DATA PROVIDED:
********
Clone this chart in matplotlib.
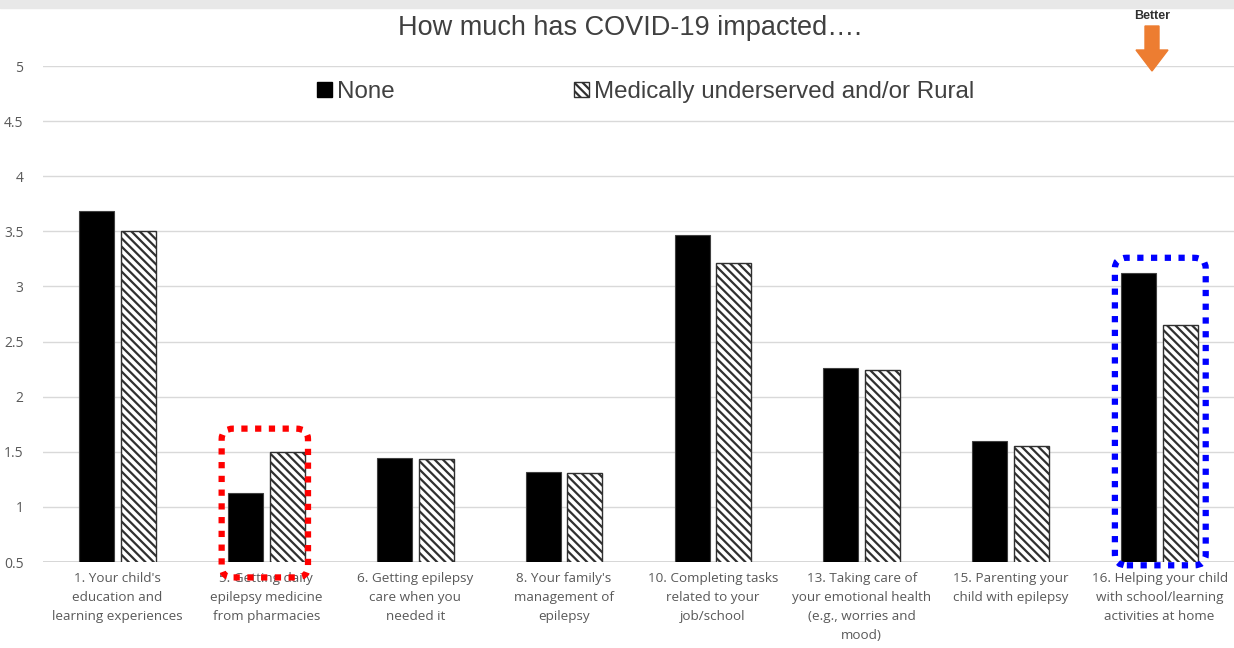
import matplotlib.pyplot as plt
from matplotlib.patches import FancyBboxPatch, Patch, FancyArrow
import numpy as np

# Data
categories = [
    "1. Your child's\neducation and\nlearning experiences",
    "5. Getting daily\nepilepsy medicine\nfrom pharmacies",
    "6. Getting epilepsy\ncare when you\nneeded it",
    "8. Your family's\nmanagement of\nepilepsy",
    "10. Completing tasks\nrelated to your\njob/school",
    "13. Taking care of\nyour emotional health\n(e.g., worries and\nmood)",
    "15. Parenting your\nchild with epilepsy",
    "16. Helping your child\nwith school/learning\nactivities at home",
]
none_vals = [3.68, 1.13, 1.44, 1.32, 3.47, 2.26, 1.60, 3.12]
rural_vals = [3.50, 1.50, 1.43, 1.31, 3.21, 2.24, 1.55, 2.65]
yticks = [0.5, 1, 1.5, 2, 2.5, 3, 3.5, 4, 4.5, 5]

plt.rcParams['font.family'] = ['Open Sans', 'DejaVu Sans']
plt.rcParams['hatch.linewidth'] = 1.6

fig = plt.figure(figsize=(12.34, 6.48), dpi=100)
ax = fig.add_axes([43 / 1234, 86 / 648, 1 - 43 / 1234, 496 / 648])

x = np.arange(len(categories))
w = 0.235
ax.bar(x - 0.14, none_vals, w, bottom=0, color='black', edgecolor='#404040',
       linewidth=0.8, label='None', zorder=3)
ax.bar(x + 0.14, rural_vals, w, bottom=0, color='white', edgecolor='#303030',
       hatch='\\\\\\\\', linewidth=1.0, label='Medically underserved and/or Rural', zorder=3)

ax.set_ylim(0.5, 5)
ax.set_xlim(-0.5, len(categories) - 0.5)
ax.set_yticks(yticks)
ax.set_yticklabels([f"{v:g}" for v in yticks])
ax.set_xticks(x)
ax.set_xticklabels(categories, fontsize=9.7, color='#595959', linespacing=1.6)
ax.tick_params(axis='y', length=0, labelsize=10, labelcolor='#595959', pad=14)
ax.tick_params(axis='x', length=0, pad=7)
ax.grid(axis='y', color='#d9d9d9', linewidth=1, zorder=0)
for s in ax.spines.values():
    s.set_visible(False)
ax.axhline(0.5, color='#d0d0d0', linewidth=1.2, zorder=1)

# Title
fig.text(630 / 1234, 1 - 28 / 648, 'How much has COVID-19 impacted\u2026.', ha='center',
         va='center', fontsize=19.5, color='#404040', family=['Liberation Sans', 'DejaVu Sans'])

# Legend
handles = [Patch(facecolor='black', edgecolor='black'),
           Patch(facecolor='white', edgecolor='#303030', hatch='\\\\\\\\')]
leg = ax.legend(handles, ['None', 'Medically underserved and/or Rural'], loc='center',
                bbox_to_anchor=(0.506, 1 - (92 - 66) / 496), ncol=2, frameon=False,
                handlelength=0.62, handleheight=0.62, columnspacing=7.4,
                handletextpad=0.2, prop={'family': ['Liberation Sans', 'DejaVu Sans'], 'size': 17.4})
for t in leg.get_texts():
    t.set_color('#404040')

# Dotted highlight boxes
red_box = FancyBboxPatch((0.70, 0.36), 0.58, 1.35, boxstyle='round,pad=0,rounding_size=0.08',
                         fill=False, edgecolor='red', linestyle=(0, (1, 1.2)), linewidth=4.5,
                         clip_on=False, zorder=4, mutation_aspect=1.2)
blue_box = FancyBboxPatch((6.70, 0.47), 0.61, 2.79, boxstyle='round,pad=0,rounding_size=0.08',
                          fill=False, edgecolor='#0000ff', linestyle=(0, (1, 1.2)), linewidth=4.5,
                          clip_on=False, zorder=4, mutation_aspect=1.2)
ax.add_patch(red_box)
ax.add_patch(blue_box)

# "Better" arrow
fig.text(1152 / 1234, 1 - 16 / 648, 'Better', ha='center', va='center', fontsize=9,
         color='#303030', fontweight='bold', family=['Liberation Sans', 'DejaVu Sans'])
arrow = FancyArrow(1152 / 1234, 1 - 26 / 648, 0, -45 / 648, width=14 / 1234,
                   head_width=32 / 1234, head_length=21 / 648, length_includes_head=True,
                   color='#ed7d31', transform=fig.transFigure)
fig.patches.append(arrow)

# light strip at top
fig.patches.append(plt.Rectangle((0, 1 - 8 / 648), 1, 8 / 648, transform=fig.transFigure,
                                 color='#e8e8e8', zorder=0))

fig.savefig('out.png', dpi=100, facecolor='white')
********
STATED GOAL: Extract every line above containing the word "chart".

REPLY:
Clone this chart in matplotlib.

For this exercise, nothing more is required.